Scalable Neural-Probabilistic Answer Set Programming
This work addresses the problem of combining neural networks and symbolic reasoning for researchers in Neuro-Symbolic AI, offering a scalable method for joint probability estimation, though it appears incremental in advancing DPPLs.
The authors tackled the limited expressiveness of existing Deep Probabilistic Programming Languages (DPPLs) by proposing SLASH, a novel DPPL that integrates tractable probabilistic inference with answer set programming, achieving competitive performance on tasks like MNIST addition and Visual Question Answering.

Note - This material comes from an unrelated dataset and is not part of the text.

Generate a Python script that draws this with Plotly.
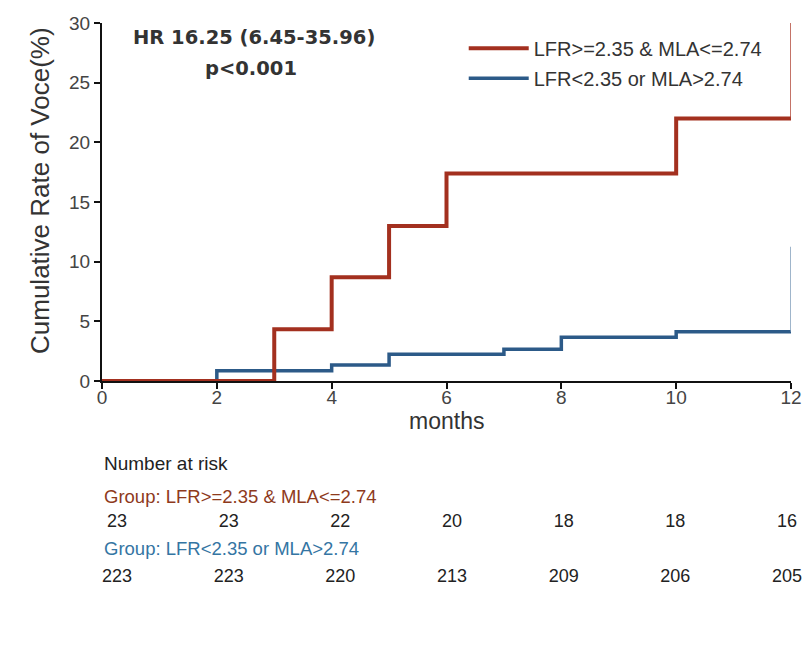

The goal of combining the robustness of neural networks and the expressiveness of symbolic methods has rekindled the interest in Neuro-Symbolic AI. Deep Probabilistic Programming Languages (DPPLs) have been developed for probabilistic logic programming to be carried out via the probability estimations of deep neural networks. However, recent SOTA DPPL approaches allow only for limited conditional probabilistic queries and do not offer the power of true joint probability estimation. In our work, we propose an easy integration of tractable probabilistic inference within a DPPL. To this end, we introduce SLASH, a novel DPPL that consists of Neural-Probabilistic Predicates (NPPs) and a logic program, united via answer set programming (ASP). NPPs are a novel design principle allowing for combining all deep model types and combinations thereof to be represented as a single probabilistic predicate. In this context, we introduce a novel $+/-$ notation for answering various types of probabilistic queries by adjusting the atom notations of a predicate. To scale well, we show how to prune the stochastically insignificant parts of the (ground) program, speeding up reasoning without sacrificing the predictive performance. We evaluate SLASH on a variety of different tasks, including the benchmark task of MNIST addition and Visual Question Answering (VQA).